Volviendo a los valores que se adivinan en la ópera de Rossini, el amor por la figura de la mujer es sin duda el más destacado: los caracteres de sus personajes, Isabella, Rosina, Angelina, la Cenerentola…, por un lado, o los de Erminia, Clorinda o la pérfida maga Armida -las heroínas de la Libertada-, por otro, por sólo escoger algunas de ellos, darían por sí solos para una tesis, pero de lo que no cabe duda es de que la figura de la mujer sale reforzada de las óperas rossinianas. Además, como se dijo arriba, Rossini fue un personaje de contrastes y esto se ve en su obra. En La Cenerentola la superficialidad de la trama y la frescura y optimismo de la partitura esconden un noble ideario: la inocencia y la bondad vencen sobre el orgullo y la explotación, aunque lo haga -como ha señalado Joan Matabosh- sirviéndose de la mentira. Pero ésta es solo una aparente paradoja, si se tiene en cuenta que este tipo de cambio de identidades (nadie es quien parece ser y al final todo se aclara) constituye el motor mismo de la ópera bufa. Es además un manido y antiquísimo recurso argumental en teatro, del que se echaría mano en la ópera barroca de forma recurrente y que aquí no hace sino reaparecer, precisamente en un cuento, el de La Cenicienta, cuyas primeras manifestaciones, orales, se remontan a la antigua Grecia.

De esta producción que ahora se presenta en el Teatro Real hay que destacar la escena, sin duda a la altura del genio de Pesaro. Herheim, con la ayuda de Daniel Unger, han hecho un inteligentísimo y fecundo uso de los medios técnicos de que dispone el teatro, combinando arquitectura, ingeniería y una efervescencia creativa que no deja a nadie insatisfecho, donde no faltan los guiños a lo onírico y surrealista, al realismo mágico, a la animación o al cómic. Herheim ha sabido romper en esta producción las tradicionales barreras teatrales foso-escenario-público. Por ejemplo, en un momento de la representación el director musical, Ricardo Frizza, irrumpe en el escenario (luego se verá que pretende ir por ahí al foso): Rocío Pérez y Carol García, que interpretan respectivamente a Clorinda y a Tisbe, las vanidosas hermanastras de Cenicienta, dicen en un español muy castizo algo así como: ¡Ay! ¿éste quién es? ¡y nosotras con estas pintas!, refiriéndose al atuendo casero que llevan en ese momento, ideado por Esther Bialas y que recuerda algo al de Mini Mouse. En otro momento de la representación, al final del Acto I, se encienden las luces de todo el patio de butacas y todos los personajes se dirigen al público mientras cantan: “En sus rostros estáticos se adivina que su cerebro es un torbellino”, refiriéndose a los mismos asistentes.

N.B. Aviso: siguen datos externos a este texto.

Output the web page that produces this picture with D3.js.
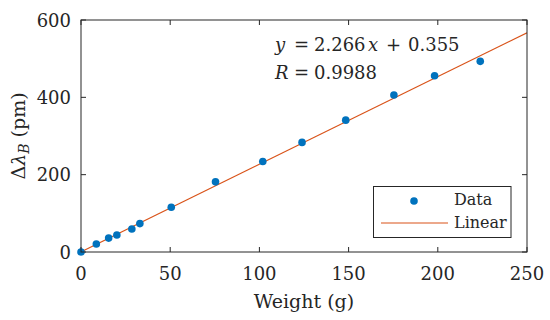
<!DOCTYPE html>
<html>
<head>
<meta charset="utf-8">
<script src="https://cdn.jsdelivr.net/npm/d3@7"></script>
<style>
  body { margin: 0; background: #fff; }
</style>
</head>
<body>
<script>
var width = 550;
var height = 320;
var margin = {top: 20, left: 81, bottom: 68, right: 23};
var fontFam = "'DejaVu Serif', serif";

// measured points
var weights = [0, 8.6, 15.5, 20.1, 28.5, 33, 50.6, 75.4, 101.9, 123.9, 148.4, 175.4, 198.2, 223.8];
var shifts = [0, 20.7, 36, 44, 59.6, 73.5, 115.8, 181.4, 234, 283.4, 341, 406, 456, 493];

// fit
var slope = 2.266;
var intercept = 0.355;
var fitRange = [0, 250];

var xTicks = [0, 50, 100, 150, 200, 250];
var yTicks = [0, 200, 400, 600];

var blue = "#0072BD";
var orange = "#D95319";
var axisColor = "#262626";

var svg = d3.select("body")
  .append("svg")
  .attr("width", width)
  .attr("height", height)
  .attr("font-family", fontFam)
  .attr("fill", axisColor);

var x = d3.scaleLinear().domain([0, 250]).range([margin.left, width - margin.right]);
var y = d3.scaleLinear().domain([0, 600]).range([height - margin.bottom, margin.top]);

var plotW = width - margin.left - margin.right;
var plotH = height - margin.top - margin.bottom;
var tickLen = 5;

// ticks (inward, on all four sides)
var ticks = svg.append("g").attr("stroke", axisColor).attr("stroke-width", 1);
xTicks.forEach(function(t) {
  ticks.append("line").attr("x1", x(t)).attr("x2", x(t))
    .attr("y1", y(0)).attr("y2", y(0) - tickLen);
  ticks.append("line").attr("x1", x(t)).attr("x2", x(t))
    .attr("y1", y(600)).attr("y2", y(600) + tickLen);
});
yTicks.forEach(function(t) {
  ticks.append("line").attr("x1", x(0)).attr("x2", x(0) + tickLen)
    .attr("y1", y(t)).attr("y2", y(t));
  ticks.append("line").attr("x1", x(250)).attr("x2", x(250) - tickLen)
    .attr("y1", y(t)).attr("y2", y(t));
});

// tick labels
svg.append("g").selectAll("text")
  .data(xTicks)
  .enter()
  .append("text")
  .attr("x", d => x(d))
  .attr("y", y(0) + 28)
  .attr("text-anchor", "middle")
  .attr("font-size", 18)
  .text(d => d);

svg.append("g").selectAll("text")
  .data(yTicks)
  .enter()
  .append("text")
  .attr("x", x(0) - 10)
  .attr("y", d => y(d) + 6.5)
  .attr("text-anchor", "end")
  .attr("font-size", 18)
  .text(d => d);

// axis titles
svg.append("text")
  .attr("x", x(125))
  .attr("y", 308)
  .attr("text-anchor", "middle")
  .attr("font-size", 19)
  .text("Weight (g)");

var ylab = svg.append("text")
  .attr("transform", "translate(25," + (margin.top + plotH / 2) + ")rotate(-90)")
  .attr("text-anchor", "middle")
  .attr("font-size", 19);
ylab.append("tspan").text("Δ");
ylab.append("tspan").attr("font-style", "italic").text("λ");
ylab.append("tspan").attr("font-style", "italic").attr("font-size", 14).attr("dy", 4).text("B");
ylab.append("tspan").attr("dy", -4).text(" (pm)");

// fit line
svg.append("clipPath").attr("id", "plotclip")
  .append("rect").attr("x", margin.left).attr("y", margin.top)
  .attr("width", plotW).attr("height", plotH);

svg.append("line")
  .attr("clip-path", "url(#plotclip)")
  .attr("x1", x(fitRange[0])).attr("y1", y(slope * fitRange[0] + intercept))
  .attr("x2", x(fitRange[1])).attr("y2", y(slope * fitRange[1] + intercept))
  .attr("stroke", orange)
  .attr("stroke-width", 1.2);

// data points
svg.append("g").selectAll("circle")
  .data(weights)
  .enter()
  .append("circle")
  .attr("cx", d => x(d))
  .attr("cy", (d, i) => y(shifts[i]))
  .attr("r", 3.8)
  .attr("fill", blue);

// box
svg.append("rect")
  .attr("x", margin.left).attr("y", margin.top)
  .attr("width", plotW).attr("height", plotH)
  .attr("fill", "none")
  .attr("stroke", axisColor)
  .attr("stroke-width", 1);

// equation, laid out piece by piece like the LaTeX spacing
var eq1 = svg.append("text").attr("y", 51).attr("font-size", 18);
eq1.append("tspan").attr("x", 275).attr("font-style", "italic").text("y");
eq1.append("tspan").attr("x", 294).text("=");
eq1.append("tspan").attr("x", 314).text(slope.toFixed(3));
eq1.append("tspan").attr("x", 368).attr("font-style", "italic").text("x");
eq1.append("tspan").attr("x", 386).text("+");
eq1.append("tspan").attr("x", 408).text(intercept.toFixed(3));

var eq2 = svg.append("text").attr("y", 79).attr("font-size", 18);
eq2.append("tspan").attr("x", 275).attr("font-style", "italic").text("R");
eq2.append("tspan").attr("x", 294).text("=");
eq2.append("tspan").attr("x", 314).text("0.9988");

// legend
var legend = svg.append("g");
legend.append("rect")
  .attr("x", 373.5).attr("y", 186.5)
  .attr("width", 137.5).attr("height", 51)
  .attr("fill", "#fff")
  .attr("stroke", axisColor)
  .attr("stroke-width", 1);
legend.append("circle")
  .attr("cx", 414).attr("cy", 201)
  .attr("r", 3.8).attr("fill", blue);
legend.append("line")
  .attr("x1", 381).attr("x2", 448)
  .attr("y1", 223).attr("y2", 223)
  .attr("stroke", orange).attr("stroke-width", 1.2);
legend.append("text").attr("x", 454).attr("y", 205).attr("font-size", 16).text("Data");
legend.append("text").attr("x", 454).attr("y", 228).attr("font-size", 16).text("Linear");
</script>
</body>
</html>
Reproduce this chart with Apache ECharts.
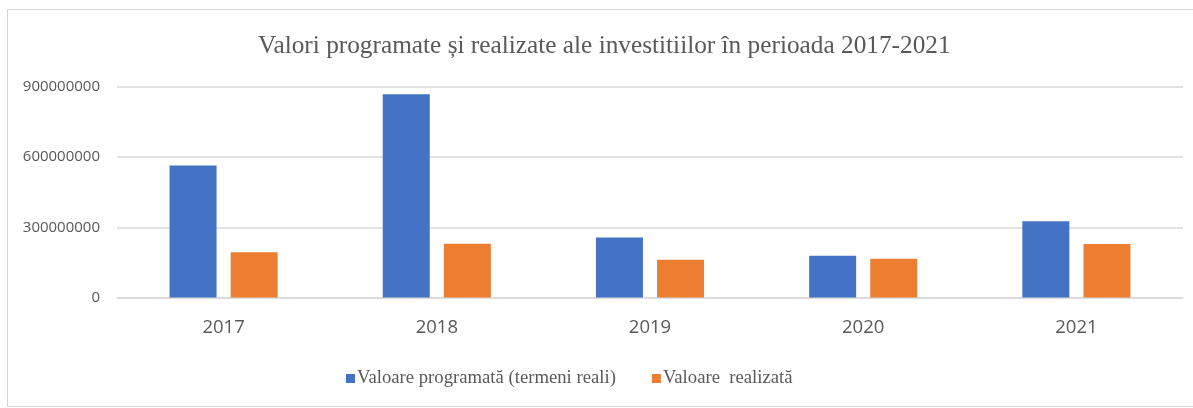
<!DOCTYPE html>
<html>
<head>
<meta charset="utf-8">
<script src="https://cdn.jsdelivr.net/npm/echarts@6/dist/echarts.min.js"></script>
<style>
  html, body { margin: 0; padding: 0; background: #fff; }
  #chart { width: 1193px; height: 408px; }
</style>
</head>
<body>
<div id="chart"></div>
<script>
const years = ['2017', '2018', '2019', '2020', '2021']
const programata = [564000000, 869000000, 257000000, 179000000, 326000000]
const realizata = [193000000, 230000000, 161000000, 166000000, 229000000]
const yTicks = [0, 300000000, 600000000, 900000000]

const grey = '#595959'
const myChart = echarts.init(document.getElementById('chart'))

const option = {
  animation: false,
  graphic: [
    {
      type: 'rect',
      shape: { x: 7.5, y: 9.5, width: 1200, height: 397 },
      style: { fill: 'none', stroke: '#d4d4d4', lineWidth: 1 },
      silent: true,
    },
  ],
  title: {
    text: 'Valori programate și realizate ale investitiilor în perioada 2017-2021',
    left: 253,
    top: 29,
    textStyle: {
      fontFamily: 'Liberation Serif',
      fontWeight: 'normal',
      fontSize: 25.3,
      color: grey,
    },
  },
  legend: {
    left: 341,
    top: 364,
    itemWidth: 9,
    itemHeight: 9,
    itemGap: 36,
    icon: 'rect',
    textStyle: {
      fontFamily: 'Liberation Serif',
      fontSize: 18.7,
      color: grey,
      padding: [0, 0, 0, -3],
    },
    data: ['Valoare programată (termeni reali)', 'Valoare  realizată'],
  },
  grid: { left: 117, right: 10, top: 87, bottom: 110.5, containLabel: false },
  xAxis: {
    type: 'category',
    data: years,
    axisTick: { show: false },
    axisLine: { lineStyle: { color: '#d9d9d9', width: 1.5 } },
    axisLabel: {
      margin: 21,
      fontFamily: 'Open Sans',
      fontSize: 18.5,
      color: grey,
    },
  },
  yAxis: {
    type: 'value',
    min: yTicks[0],
    max: yTicks[yTicks.length - 1],
    interval: yTicks[1] - yTicks[0],
    axisLine: { show: false },
    axisTick: { show: false },
    splitLine: { lineStyle: { color: '#d9d9d9', width: 1.5 } },
    axisLabel: {
      margin: 17,
      fontFamily: 'Open Sans',
      fontSize: 15,
      color: grey,
      formatter: (v) => String(v),
    },
  },
  series: [
    {
      name: 'Valoare programată (termeni reali)',
      type: 'bar',
      data: programata,
      barWidth: 47,
      barGap: '30%',
      itemStyle: { color: '#4472C4' },
    },
    {
      name: 'Valoare  realizată',
      type: 'bar',
      data: realizata,
      barWidth: 47,
      itemStyle: { color: '#ED7D31' },
    },
  ],
}

option && myChart.setOption(option)
</script>
</body>
</html>
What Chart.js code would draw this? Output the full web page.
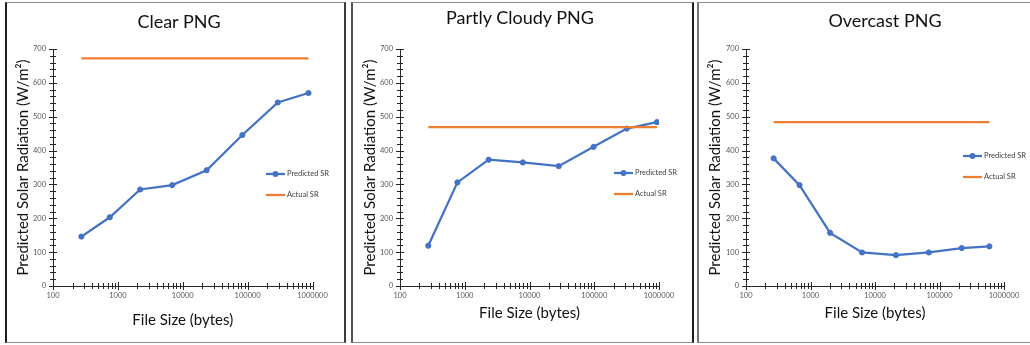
<!DOCTYPE html>
<html><head><meta charset="utf-8">
<script src="https://cdn.jsdelivr.net/npm/chart.js@4/dist/chart.umd.min.js"></script>
<style>
body{margin:0;width:1030px;height:345px;background:#fff;position:relative;overflow:hidden;font-family:Lato,sans-serif}
.panel{position:absolute;box-sizing:border-box;top:2px;height:341px;border-top:1px solid #8c8c8c;border-bottom:1px solid #8c8c8c}
.ttl{position:absolute;transform:translate(-50%,-50%);font-size:18px;color:#111;white-space:nowrap;z-index:2}
canvas{position:absolute;z-index:1}
</style></head><body>
<div class="panel" style="left:5px;width:341px;border-left:2px solid #1e1e1e;border-right:2px solid #3a3a3a"></div>
<div class="panel" style="left:351px;width:343px;border-left:2px solid #555;border-right:2px solid #1e1e1e"></div>
<div class="panel" style="left:697px;width:340px;border-left:2px solid #777"></div>
<div class="ttl" id="t1" style="left:179px;top:21px"></div>
<div class="ttl" id="t2" style="left:520px;top:17px"></div>
<div class="ttl" id="t3" style="left:885px;top:20px"></div>
<canvas id="c1" width="336" height="338" style="left:7px;top:3px"></canvas>
<canvas id="c2" width="338" height="338" style="left:353px;top:3px"></canvas>
<canvas id="c3" width="331" height="338" style="left:699px;top:3px"></canvas>
<script>
// ---- data ----
const panelTitles = ["Clear PNG", "Partly Cloudy PNG", "Overcast PNG"];
const xAxisTitle = "File Size (bytes)";
const yAxisTitle = "Predicted Solar Radiation (W/m\u00B2)";
const seriesNames = ["Predicted SR", "Actual SR"];

const clearSize = [274, 750, 2206, 6885, 23350, 82900, 291600, 867000];
const clearPredicted = [146, 203, 285, 298, 342, 446, 542, 570];
const clearActual = [672, 672, 672, 672, 672, 672, 672, 672];

const cloudySize = [273, 771, 2339, 7890, 28270, 97700, 318000, 931000];
const cloudyPredicted = [119, 306, 373, 365, 354, 411, 465, 484];
const cloudyActual = [469, 469, 469, 469, 469, 469, 469, 469];

const overcastSize = [268, 676, 2014, 6295, 21130, 68400, 221300, 593000];
const overcastPredicted = [377, 298, 157, 99, 91, 99, 112, 117];
const overcastActual = [484, 484, 484, 484, 484, 484, 484, 484];

const xMajorTicks = [100, 1000, 10000, 100000, 1000000];
const xMinorMultipliers = [2, 3, 4, 5, 6, 7, 8, 9];
const yMajorTicks = [0, 100, 200, 300, 400, 500, 600, 700];

// ---- styles ----
const BLUE = '#4472C4', ORANGE = '#ED7D31', AXIS = '#262626', TICKTXT = '#595959';
const FONT = 'Lato, "Open Sans", sans-serif';

const xTickValues = [];
xMajorTicks.forEach((v, i) => {
  xTickValues.push(v);
  if (i < xMajorTicks.length - 1) xMinorMultipliers.forEach(m => xTickValues.push(v * m));
});

const crossTicks = {
  id: 'crossTicks',
  beforeDatasetsDraw(chart) {
    const ctx = chart.ctx, xs = chart.scales.x, ys = chart.scales.y;
    ctx.save();
    ctx.strokeStyle = AXIS; ctx.lineWidth = 1;
    xs.ticks.forEach(t => {
      const px = Math.round(xs.getPixelForValue(t.value)) + 0.5;
      const L = xMajorTicks.includes(t.value) ? 4 : 3;
      ctx.beginPath(); ctx.moveTo(px, xs.top - L); ctx.lineTo(px, xs.top + L); ctx.stroke();
    });
    ys.ticks.forEach(t => {
      const py = Math.round(ys.getPixelForValue(t.value)) + 0.5;
      const L = yMajorTicks.includes(t.value) ? 4 : 3;
      ctx.beginPath(); ctx.moveTo(ys.right - L, py); ctx.lineTo(ys.right + L, py); ctx.stroke();
    });
    ctx.restore();
  }
};

const innerLegend = {
  id: 'innerLegend',
  afterDraw(chart, args, opts) {
    const ctx = chart.ctx;
    ctx.save();
    ctx.font = '7.5px ' + FONT;
    ctx.textBaseline = 'middle';
    const sets = opts.sequence.map(i => chart.data.datasets[i]);
    sets.forEach((ds, k) => {
      const y = opts.y + k * opts.gap;
      ctx.strokeStyle = ds.borderColor; ctx.lineWidth = 2.25;
      ctx.beginPath(); ctx.moveTo(opts.x, y); ctx.lineTo(opts.x + opts.len, y); ctx.stroke();
      if (ds.pointRadius > 0) {
        ctx.fillStyle = ds.borderColor;
        ctx.beginPath(); ctx.arc(opts.x + opts.len / 2, y, 3, 0, Math.PI * 2); ctx.fill();
      }
      ctx.fillStyle = '#404040';
      ctx.fillText(ds.label, opts.x + opts.len + 2, y);
    });
    ctx.restore();
  }
};

function makeChart(id, sizes, predicted, actual, lay) {
  const toPts = vals => sizes.map((s, i) => ({x: s, y: vals[i]}));
  return new Chart(document.getElementById(id), {
    type: 'line',
    data: {
      datasets: [
        {label: seriesNames[0], data: toPts(predicted), borderColor: BLUE, backgroundColor: BLUE,
         borderWidth: 2.25, pointRadius: 2.6, pointBorderWidth: 1, pointHoverRadius: 2.6, tension: 0, order: 1},
        {label: seriesNames[1], data: toPts(actual), borderColor: ORANGE, backgroundColor: ORANGE,
         borderWidth: 2.25, pointRadius: 0, tension: 0, order: 0}
      ]
    },
    options: {
      responsive: false, animation: false, devicePixelRatio: 1,
      layout: {padding: {left: 0, top: 46, right: lay.right, bottom: 0}},
      plugins: {legend: {display: false}, tooltip: {enabled: false},
        innerLegend: {x: lay.lx, y: lay.ly, gap: 21, len: 19, sequence: [0, 1]}},
      scales: {
        x: {
          type: 'logarithmic', min: 100, max: 1000000,
          afterBuildTicks: s => { s.ticks = xTickValues.map(v => ({value: v})); },
          afterFit: s => { s.height = 55; },
          grid: {display: true, drawOnChartArea: false, drawTicks: false},
          border: {color: AXIS, width: 1},
          ticks: {autoSkip: false, maxRotation: 0, padding: 5, color: TICKTXT,
            font: {family: FONT, size: 7.5},
            callback: v => xMajorTicks.includes(v) ? String(v) : ''},
          title: {display: true, text: xAxisTitle, color: '#111',
            font: {family: FONT, size: 15}, padding: {top: 0, bottom: lay.xtb}}
        },
        y: {
          min: 0, max: 700,
          afterBuildTicks: s => {
            const t = [];
            for (let i = 0; i < yMajorTicks.length; i++) {
              t.push({value: yMajorTicks[i]});
              if (i < yMajorTicks.length - 1) for (let k = 1; k < 5; k++) t.push({value: yMajorTicks[i] + k * (yMajorTicks[i + 1] - yMajorTicks[i]) / 5});
            }
            s.ticks = t;
          },
          afterFit: s => { s.width = lay.yw; },
          grid: {display: true, drawOnChartArea: false, drawTicks: false},
          border: {color: AXIS, width: 1},
          ticks: {autoSkip: false, padding: 7, color: TICKTXT, font: {family: FONT, size: 7.5},
            callback: v => yMajorTicks.includes(v) ? String(v) : ''},
          title: {display: true, text: yAxisTitle, color: '#111',
            font: {family: FONT, size: 15}, padding: {top: lay.ytp, bottom: 0}}
        }
      }
    },
    plugins: [crossTicks, innerLegend]
  });
}

document.getElementById('t1').textContent = panelTitles[0];
document.getElementById('t2').textContent = panelTitles[1];
document.getElementById('t3').textContent = panelTitles[2];

makeChart('c1', clearSize, clearPredicted, clearActual, {right: 30.5, yw: 46, ytp: 7, xtb: 12, lx: 259, ly: 171});
makeChart('c2', cloudySize, cloudyPredicted, cloudyActual, {right: 32, yw: 47, ytp: 8, xtb: 19, lx: 261, ly: 170});
makeChart('c3', overcastSize, overcastPredicted, overcastActual, {right: 26, yw: 47, ytp: 7, xtb: 19, lx: 264, ly: 153});
</script>
</body></html>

En el aspecto vocal fue muy satisfactoria la actuación de Karine Deshayes como Angelina (la cenerentola). Esta mezzosoprano francesa ha cantado los principales roles mozartianos y rossinianos de su cuerda. El cansancio que evidenció en su agudo final de la ópera recordó a los asistentes la extraordinaria prueba de resistencia que supone su personaje, que está casi permanentemente en escena, y su dificultad vocal: continuos tresillos y escaleras en la zona central de la voz -donde resulta más difícil su ejecución-, una extraordinaria amplitud de las escalas, dificultad para el lucimiento vocal por la rapidez de la ejecución, que apenas deja paso a la voz de línea. De todas estas pruebas salió airosa Deshayes, que demostró una correcta coloratura y un precioso timbre.

A su lado, el tenor ruso Dimitri Korchak fue un satisfactorio príncipe Ramiro. Este tenor lírico-ligero, ganador del Concurso Francisco Viñas de Barcelona y de dos premios Operalia 2004, debutó como Nemorino (L’elisir d’amour) en el Teatro allà Scala de Milán. Hizo un buen uso de su voz, si se tiene en cuenta que su personaje comparte las dificultades del de su pareja de escena: precisa una extraordinaria colocación de la voz para no dejársela por el camino...

Esta crónica no puede acabar sin hacer referencia al rol de Don Magnífico, padrastro de la cenerentola. El barítono italiano Renato Girolami protagonizó una extraordinaria actuación encarnando a este chusco personaje, en el que el se introduce el mismo compositor, Rossini; otro simpático giño de Herheim en homenaje al director de escena francés Jean-Pierre Ponelle, que también utilizó este recurso escénico para esta misma ópera, pero identificando a Rossini con el personaje de Alidoro.